┌────────

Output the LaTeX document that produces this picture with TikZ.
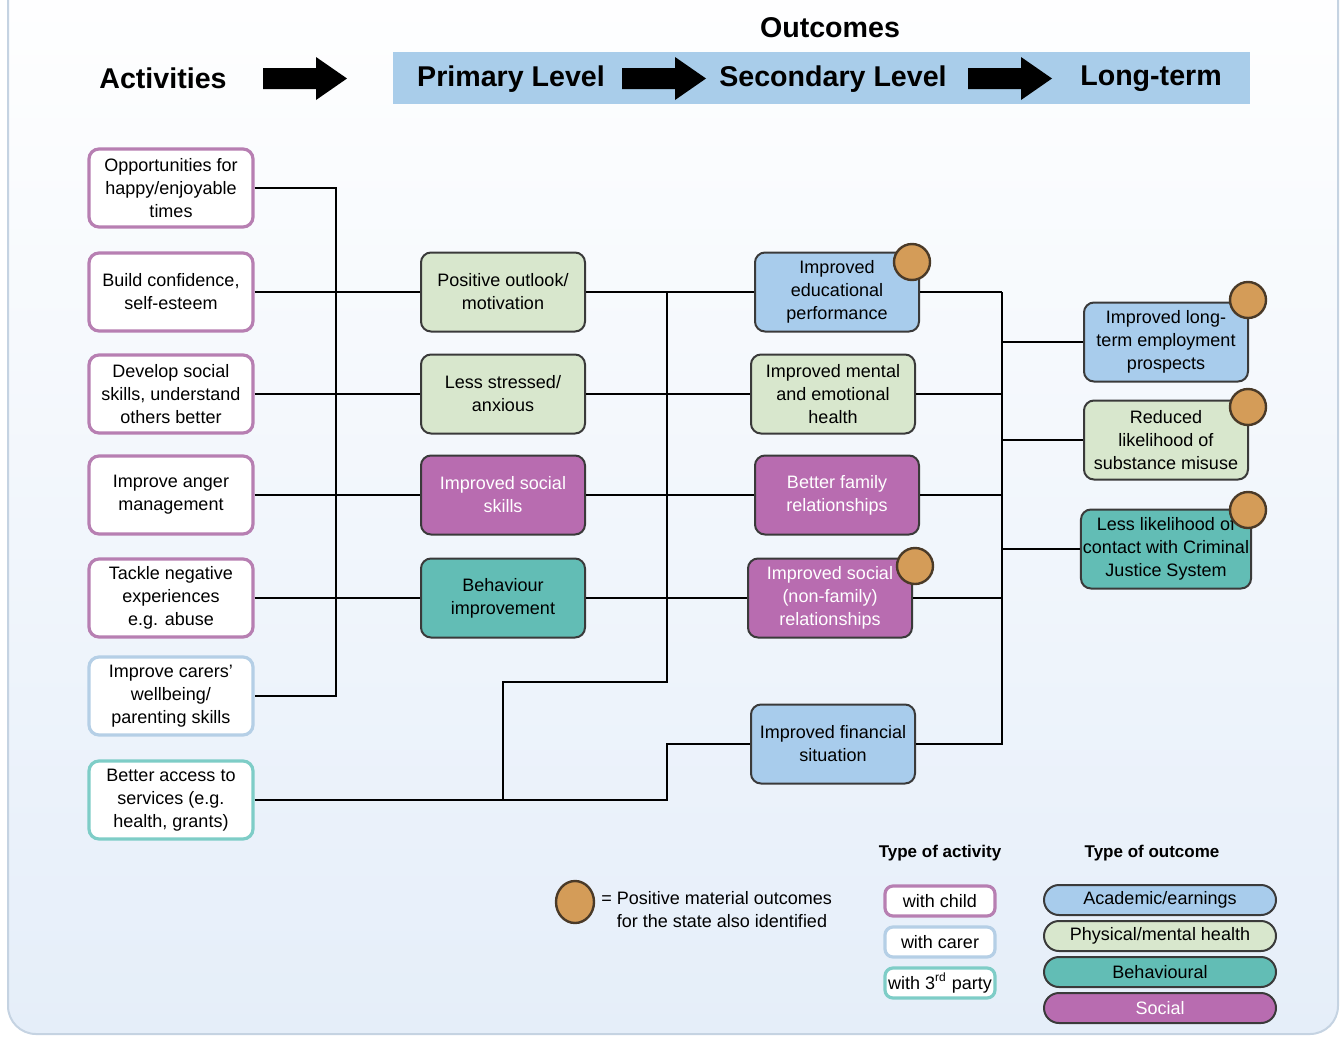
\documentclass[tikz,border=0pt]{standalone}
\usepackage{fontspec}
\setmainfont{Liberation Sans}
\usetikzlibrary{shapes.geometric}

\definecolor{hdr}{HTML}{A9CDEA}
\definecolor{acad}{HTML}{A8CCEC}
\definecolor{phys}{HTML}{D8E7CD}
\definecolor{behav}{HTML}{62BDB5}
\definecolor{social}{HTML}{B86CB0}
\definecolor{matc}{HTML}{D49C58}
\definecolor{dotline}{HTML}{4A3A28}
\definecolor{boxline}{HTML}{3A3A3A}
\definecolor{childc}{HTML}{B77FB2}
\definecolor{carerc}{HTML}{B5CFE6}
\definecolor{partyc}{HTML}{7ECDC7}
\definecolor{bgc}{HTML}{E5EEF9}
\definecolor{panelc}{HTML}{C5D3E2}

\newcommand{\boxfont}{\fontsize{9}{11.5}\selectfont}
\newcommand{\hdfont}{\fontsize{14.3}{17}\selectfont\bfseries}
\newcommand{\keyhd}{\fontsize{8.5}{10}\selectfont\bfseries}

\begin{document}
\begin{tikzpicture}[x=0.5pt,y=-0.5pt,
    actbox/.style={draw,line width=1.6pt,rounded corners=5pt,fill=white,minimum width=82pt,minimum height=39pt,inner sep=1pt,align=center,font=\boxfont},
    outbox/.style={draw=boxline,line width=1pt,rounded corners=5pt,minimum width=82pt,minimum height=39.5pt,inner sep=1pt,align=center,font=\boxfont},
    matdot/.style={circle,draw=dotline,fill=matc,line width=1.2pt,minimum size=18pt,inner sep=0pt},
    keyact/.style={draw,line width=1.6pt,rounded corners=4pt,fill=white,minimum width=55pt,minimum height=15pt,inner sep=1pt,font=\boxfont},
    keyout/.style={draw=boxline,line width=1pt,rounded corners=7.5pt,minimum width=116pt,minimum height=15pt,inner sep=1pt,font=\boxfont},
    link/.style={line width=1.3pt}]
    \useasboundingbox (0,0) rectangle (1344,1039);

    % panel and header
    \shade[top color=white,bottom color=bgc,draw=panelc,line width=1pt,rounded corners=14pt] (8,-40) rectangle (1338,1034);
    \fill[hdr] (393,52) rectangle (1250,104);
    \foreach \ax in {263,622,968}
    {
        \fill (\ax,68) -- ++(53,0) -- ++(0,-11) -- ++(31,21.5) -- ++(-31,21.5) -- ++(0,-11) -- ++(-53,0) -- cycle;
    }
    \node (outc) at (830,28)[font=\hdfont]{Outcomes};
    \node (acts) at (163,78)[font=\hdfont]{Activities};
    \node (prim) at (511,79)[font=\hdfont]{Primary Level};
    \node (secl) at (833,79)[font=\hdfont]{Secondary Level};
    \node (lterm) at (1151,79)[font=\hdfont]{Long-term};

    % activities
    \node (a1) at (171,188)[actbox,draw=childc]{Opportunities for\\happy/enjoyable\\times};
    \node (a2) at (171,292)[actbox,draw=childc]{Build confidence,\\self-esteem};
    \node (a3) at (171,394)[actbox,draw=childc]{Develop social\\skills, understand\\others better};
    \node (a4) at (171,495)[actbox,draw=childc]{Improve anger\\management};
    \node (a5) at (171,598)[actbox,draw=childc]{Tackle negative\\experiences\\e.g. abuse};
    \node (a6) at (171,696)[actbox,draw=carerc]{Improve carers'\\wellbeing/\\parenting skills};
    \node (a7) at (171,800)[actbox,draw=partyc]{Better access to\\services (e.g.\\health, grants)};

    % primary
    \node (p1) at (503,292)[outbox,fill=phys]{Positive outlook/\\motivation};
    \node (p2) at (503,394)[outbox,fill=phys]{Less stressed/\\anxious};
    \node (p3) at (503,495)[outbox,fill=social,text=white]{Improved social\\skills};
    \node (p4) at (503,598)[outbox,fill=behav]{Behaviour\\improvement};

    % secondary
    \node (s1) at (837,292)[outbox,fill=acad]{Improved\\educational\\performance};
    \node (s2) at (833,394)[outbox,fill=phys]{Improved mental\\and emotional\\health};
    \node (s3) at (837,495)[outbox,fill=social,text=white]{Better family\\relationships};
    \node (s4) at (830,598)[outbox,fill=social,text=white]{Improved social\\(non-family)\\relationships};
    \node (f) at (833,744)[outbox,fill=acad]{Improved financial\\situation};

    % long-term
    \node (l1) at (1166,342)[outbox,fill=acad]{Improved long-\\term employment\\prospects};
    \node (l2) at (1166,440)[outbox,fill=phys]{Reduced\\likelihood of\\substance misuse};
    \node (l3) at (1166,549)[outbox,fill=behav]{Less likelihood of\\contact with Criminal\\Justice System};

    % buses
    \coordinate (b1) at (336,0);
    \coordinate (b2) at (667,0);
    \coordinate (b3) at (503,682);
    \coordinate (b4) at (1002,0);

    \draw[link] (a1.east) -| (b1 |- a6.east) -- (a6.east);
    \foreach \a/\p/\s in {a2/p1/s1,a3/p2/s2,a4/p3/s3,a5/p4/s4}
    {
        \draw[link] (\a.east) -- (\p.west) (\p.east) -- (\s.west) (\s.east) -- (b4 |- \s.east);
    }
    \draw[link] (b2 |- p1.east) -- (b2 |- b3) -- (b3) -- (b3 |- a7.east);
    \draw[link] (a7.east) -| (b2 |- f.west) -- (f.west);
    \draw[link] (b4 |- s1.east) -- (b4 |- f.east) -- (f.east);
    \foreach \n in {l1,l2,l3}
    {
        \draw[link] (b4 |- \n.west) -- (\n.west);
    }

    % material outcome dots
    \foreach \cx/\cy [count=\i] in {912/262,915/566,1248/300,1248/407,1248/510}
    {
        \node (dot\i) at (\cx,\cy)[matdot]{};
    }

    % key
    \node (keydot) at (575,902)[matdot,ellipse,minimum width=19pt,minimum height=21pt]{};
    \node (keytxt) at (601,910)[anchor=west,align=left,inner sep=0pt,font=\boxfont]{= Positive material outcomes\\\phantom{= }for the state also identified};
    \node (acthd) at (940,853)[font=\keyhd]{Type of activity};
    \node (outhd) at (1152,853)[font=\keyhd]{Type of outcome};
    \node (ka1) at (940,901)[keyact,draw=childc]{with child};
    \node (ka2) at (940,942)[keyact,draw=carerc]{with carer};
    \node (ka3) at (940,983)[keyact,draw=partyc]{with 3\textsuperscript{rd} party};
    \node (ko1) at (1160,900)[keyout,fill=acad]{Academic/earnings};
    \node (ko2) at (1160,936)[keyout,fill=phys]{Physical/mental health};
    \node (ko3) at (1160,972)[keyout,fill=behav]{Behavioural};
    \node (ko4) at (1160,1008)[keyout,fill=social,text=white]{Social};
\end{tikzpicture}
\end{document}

└────────

Aim of the exercise: Repeat the material above verbatim. Leave the pictures behind.

Solution:
Output the LaTeX document that produces this picture with TikZ.
\documentclass[tikz,border=0pt]{standalone}
\usepackage{fontspec}
\setmainfont{Liberation Sans}
\usetikzlibrary{shapes.geometric}

\definecolor{hdr}{HTML}{A9CDEA}
\definecolor{acad}{HTML}{A8CCEC}
\definecolor{phys}{HTML}{D8E7CD}
\definecolor{behav}{HTML}{62BDB5}
\definecolor{social}{HTML}{B86CB0}
\definecolor{matc}{HTML}{D49C58}
\definecolor{dotline}{HTML}{4A3A28}
\definecolor{boxline}{HTML}{3A3A3A}
\definecolor{childc}{HTML}{B77FB2}
\definecolor{carerc}{HTML}{B5CFE6}
\definecolor{partyc}{HTML}{7ECDC7}
\definecolor{bgc}{HTML}{E5EEF9}
\definecolor{panelc}{HTML}{C5D3E2}

\newcommand{\boxfont}{\fontsize{9}{11.5}\selectfont}
\newcommand{\hdfont}{\fontsize{14.3}{17}\selectfont\bfseries}
\newcommand{\keyhd}{\fontsize{8.5}{10}\selectfont\bfseries}

\begin{document}
\begin{tikzpicture}[x=0.5pt,y=-0.5pt,
    actbox/.style={draw,line width=1.6pt,rounded corners=5pt,fill=white,minimum width=82pt,minimum height=39pt,inner sep=1pt,align=center,font=\boxfont},
    outbox/.style={draw=boxline,line width=1pt,rounded corners=5pt,minimum width=82pt,minimum height=39.5pt,inner sep=1pt,align=center,font=\boxfont},
    matdot/.style={circle,draw=dotline,fill=matc,line width=1.2pt,minimum size=18pt,inner sep=0pt},
    keyact/.style={draw,line width=1.6pt,rounded corners=4pt,fill=white,minimum width=55pt,minimum height=15pt,inner sep=1pt,font=\boxfont},
    keyout/.style={draw=boxline,line width=1pt,rounded corners=7.5pt,minimum width=116pt,minimum height=15pt,inner sep=1pt,font=\boxfont},
    link/.style={line width=1.3pt}]
    \useasboundingbox (0,0) rectangle (1344,1039);

    % panel and header
    \shade[top color=white,bottom color=bgc,draw=panelc,line width=1pt,rounded corners=14pt] (8,-40) rectangle (1338,1034);
    \fill[hdr] (393,52) rectangle (1250,104);
    \foreach \ax in {263,622,968}
    {
        \fill (\ax,68) -- ++(53,0) -- ++(0,-11) -- ++(31,21.5) -- ++(-31,21.5) -- ++(0,-11) -- ++(-53,0) -- cycle;
    }
    \node (outc) at (830,28)[font=\hdfont]{Outcomes};
    \node (acts) at (163,78)[font=\hdfont]{Activities};
    \node (prim) at (511,79)[font=\hdfont]{Primary Level};
    \node (secl) at (833,79)[font=\hdfont]{Secondary Level};
    \node (lterm) at (1151,79)[font=\hdfont]{Long-term};

    % activities
    \node (a1) at (171,188)[actbox,draw=childc]{Opportunities for\\happy/enjoyable\\times};
    \node (a2) at (171,292)[actbox,draw=childc]{Build confidence,\\self-esteem};
    \node (a3) at (171,394)[actbox,draw=childc]{Develop social\\skills, understand\\others better};
    \node (a4) at (171,495)[actbox,draw=childc]{Improve anger\\management};
    \node (a5) at (171,598)[actbox,draw=childc]{Tackle negative\\experiences\\e.g. abuse};
    \node (a6) at (171,696)[actbox,draw=carerc]{Improve carers'\\wellbeing/\\parenting skills};
    \node (a7) at (171,800)[actbox,draw=partyc]{Better access to\\services (e.g.\\health, grants)};

    % primary
    \node (p1) at (503,292)[outbox,fill=phys]{Positive outlook/\\motivation};
    \node (p2) at (503,394)[outbox,fill=phys]{Less stressed/\\anxious};
    \node (p3) at (503,495)[outbox,fill=social,text=white]{Improved social\\skills};
    \node (p4) at (503,598)[outbox,fill=behav]{Behaviour\\improvement};

    % secondary
    \node (s1) at (837,292)[outbox,fill=acad]{Improved\\educational\\performance};
    \node (s2) at (833,394)[outbox,fill=phys]{Improved mental\\and emotional\\health};
    \node (s3) at (837,495)[outbox,fill=social,text=white]{Better family\\relationships};
    \node (s4) at (830,598)[outbox,fill=social,text=white]{Improved social\\(non-family)\\relationships};
    \node (f) at (833,744)[outbox,fill=acad]{Improved financial\\situation};

    % long-term
    \node (l1) at (1166,342)[outbox,fill=acad]{Improved long-\\term employment\\prospects};
    \node (l2) at (1166,440)[outbox,fill=phys]{Reduced\\likelihood of\\substance misuse};
    \node (l3) at (1166,549)[outbox,fill=behav]{Less likelihood of\\contact with Criminal\\Justice System};

    % buses
    \coordinate (b1) at (336,0);
    \coordinate (b2) at (667,0);
    \coordinate (b3) at (503,682);
    \coordinate (b4) at (1002,0);

    \draw[link] (a1.east) -| (b1 |- a6.east) -- (a6.east);
    \foreach \a/\p/\s in {a2/p1/s1,a3/p2/s2,a4/p3/s3,a5/p4/s4}
    {
        \draw[link] (\a.east) -- (\p.west) (\p.east) -- (\s.west) (\s.east) -- (b4 |- \s.east);
    }
    \draw[link] (b2 |- p1.east) -- (b2 |- b3) -- (b3) -- (b3 |- a7.east);
    \draw[link] (a7.east) -| (b2 |- f.west) -- (f.west);
    \draw[link] (b4 |- s1.east) -- (b4 |- f.east) -- (f.east);
    \foreach \n in {l1,l2,l3}
    {
        \draw[link] (b4 |- \n.west) -- (\n.west);
    }

    % material outcome dots
    \foreach \cx/\cy [count=\i] in {912/262,915/566,1248/300,1248/407,1248/510}
    {
        \node (dot\i) at (\cx,\cy)[matdot]{};
    }

    % key
    \node (keydot) at (575,902)[matdot,ellipse,minimum width=19pt,minimum height=21pt]{};
    \node (keytxt) at (601,910)[anchor=west,align=left,inner sep=0pt,font=\boxfont]{= Positive material outcomes\\\phantom{= }for the state also identified};
    \node (acthd) at (940,853)[font=\keyhd]{Type of activity};
    \node (outhd) at (1152,853)[font=\keyhd]{Type of outcome};
    \node (ka1) at (940,901)[keyact,draw=childc]{with child};
    \node (ka2) at (940,942)[keyact,draw=carerc]{with carer};
    \node (ka3) at (940,983)[keyact,draw=partyc]{with 3\textsuperscript{rd} party};
    \node (ko1) at (1160,900)[keyout,fill=acad]{Academic/earnings};
    \node (ko2) at (1160,936)[keyout,fill=phys]{Physical/mental health};
    \node (ko3) at (1160,972)[keyout,fill=behav]{Behavioural};
    \node (ko4) at (1160,1008)[keyout,fill=social,text=white]{Social};
\end{tikzpicture}
\end{document}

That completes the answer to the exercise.